» REQUIREMENT
Wherever the string "matplotlib" appears in a line, extract that line.

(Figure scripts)
====================
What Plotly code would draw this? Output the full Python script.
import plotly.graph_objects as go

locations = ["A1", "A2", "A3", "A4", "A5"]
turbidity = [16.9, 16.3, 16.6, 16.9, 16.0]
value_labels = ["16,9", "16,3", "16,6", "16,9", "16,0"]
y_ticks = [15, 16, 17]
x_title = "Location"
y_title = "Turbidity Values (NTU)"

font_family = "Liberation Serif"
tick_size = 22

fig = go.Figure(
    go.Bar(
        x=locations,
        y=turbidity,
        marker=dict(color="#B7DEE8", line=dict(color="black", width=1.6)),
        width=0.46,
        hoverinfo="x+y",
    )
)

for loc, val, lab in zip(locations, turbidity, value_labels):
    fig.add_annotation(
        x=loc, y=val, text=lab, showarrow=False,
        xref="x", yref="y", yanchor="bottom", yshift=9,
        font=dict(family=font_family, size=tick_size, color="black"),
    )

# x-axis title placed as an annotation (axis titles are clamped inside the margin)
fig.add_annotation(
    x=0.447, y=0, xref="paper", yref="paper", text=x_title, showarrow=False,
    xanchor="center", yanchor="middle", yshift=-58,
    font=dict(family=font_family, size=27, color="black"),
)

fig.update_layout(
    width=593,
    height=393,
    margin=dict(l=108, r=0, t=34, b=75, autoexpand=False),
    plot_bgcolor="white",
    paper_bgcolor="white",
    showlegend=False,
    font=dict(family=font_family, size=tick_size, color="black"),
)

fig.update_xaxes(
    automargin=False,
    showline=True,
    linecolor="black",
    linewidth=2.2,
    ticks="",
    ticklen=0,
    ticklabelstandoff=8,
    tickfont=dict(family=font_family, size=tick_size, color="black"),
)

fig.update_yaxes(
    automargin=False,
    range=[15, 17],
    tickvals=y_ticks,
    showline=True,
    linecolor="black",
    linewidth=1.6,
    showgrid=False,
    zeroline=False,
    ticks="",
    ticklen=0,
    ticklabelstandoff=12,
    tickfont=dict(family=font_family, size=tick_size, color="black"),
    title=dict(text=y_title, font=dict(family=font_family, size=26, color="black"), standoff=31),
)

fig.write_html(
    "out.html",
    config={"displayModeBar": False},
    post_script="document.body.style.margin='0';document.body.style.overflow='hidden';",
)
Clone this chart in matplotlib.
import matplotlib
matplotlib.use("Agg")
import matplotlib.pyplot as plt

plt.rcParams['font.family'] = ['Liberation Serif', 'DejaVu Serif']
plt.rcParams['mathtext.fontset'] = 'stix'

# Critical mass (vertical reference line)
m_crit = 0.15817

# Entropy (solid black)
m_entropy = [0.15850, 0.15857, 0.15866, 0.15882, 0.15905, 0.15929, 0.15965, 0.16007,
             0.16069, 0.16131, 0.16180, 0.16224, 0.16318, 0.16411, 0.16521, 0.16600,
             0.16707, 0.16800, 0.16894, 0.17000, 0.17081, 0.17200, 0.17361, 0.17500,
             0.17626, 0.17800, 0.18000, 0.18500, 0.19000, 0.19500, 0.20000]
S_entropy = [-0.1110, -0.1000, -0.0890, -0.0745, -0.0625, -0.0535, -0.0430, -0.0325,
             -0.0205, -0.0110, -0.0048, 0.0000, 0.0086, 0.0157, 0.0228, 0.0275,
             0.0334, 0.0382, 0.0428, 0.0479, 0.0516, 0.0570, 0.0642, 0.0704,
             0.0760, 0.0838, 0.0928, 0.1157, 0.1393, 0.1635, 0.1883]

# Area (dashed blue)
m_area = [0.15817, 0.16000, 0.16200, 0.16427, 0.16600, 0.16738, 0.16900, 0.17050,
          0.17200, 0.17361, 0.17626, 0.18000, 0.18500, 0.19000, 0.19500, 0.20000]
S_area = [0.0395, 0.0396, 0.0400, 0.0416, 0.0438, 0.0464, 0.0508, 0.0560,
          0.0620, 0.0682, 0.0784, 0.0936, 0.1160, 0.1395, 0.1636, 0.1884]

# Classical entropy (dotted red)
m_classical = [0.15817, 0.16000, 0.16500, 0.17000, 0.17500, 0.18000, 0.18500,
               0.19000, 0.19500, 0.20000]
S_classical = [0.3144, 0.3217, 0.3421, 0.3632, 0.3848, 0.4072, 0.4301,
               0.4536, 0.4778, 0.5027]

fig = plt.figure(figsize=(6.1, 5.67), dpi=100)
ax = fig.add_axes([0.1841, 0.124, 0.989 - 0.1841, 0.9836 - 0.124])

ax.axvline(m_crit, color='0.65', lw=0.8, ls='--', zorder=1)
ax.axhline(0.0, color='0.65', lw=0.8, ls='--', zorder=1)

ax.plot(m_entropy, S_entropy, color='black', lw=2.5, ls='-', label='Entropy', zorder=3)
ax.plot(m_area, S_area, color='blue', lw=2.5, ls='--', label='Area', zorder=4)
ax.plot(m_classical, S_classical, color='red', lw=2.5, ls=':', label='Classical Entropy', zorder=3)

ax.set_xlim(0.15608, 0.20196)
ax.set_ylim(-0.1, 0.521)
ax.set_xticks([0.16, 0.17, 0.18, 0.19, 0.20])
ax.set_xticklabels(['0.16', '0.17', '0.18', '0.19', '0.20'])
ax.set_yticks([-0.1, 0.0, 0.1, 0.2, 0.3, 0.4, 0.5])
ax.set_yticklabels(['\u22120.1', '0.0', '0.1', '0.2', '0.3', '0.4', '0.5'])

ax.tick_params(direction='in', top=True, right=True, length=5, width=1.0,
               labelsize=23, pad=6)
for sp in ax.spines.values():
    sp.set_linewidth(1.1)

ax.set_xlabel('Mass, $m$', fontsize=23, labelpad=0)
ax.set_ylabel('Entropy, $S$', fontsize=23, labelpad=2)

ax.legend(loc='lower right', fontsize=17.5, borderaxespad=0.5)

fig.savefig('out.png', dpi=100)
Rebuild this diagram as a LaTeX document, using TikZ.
====================
» SOLUTION TO THIS PROBLEM
Clone this chart in matplotlib.
import matplotlib
matplotlib.use("Agg")
import matplotlib.pyplot as plt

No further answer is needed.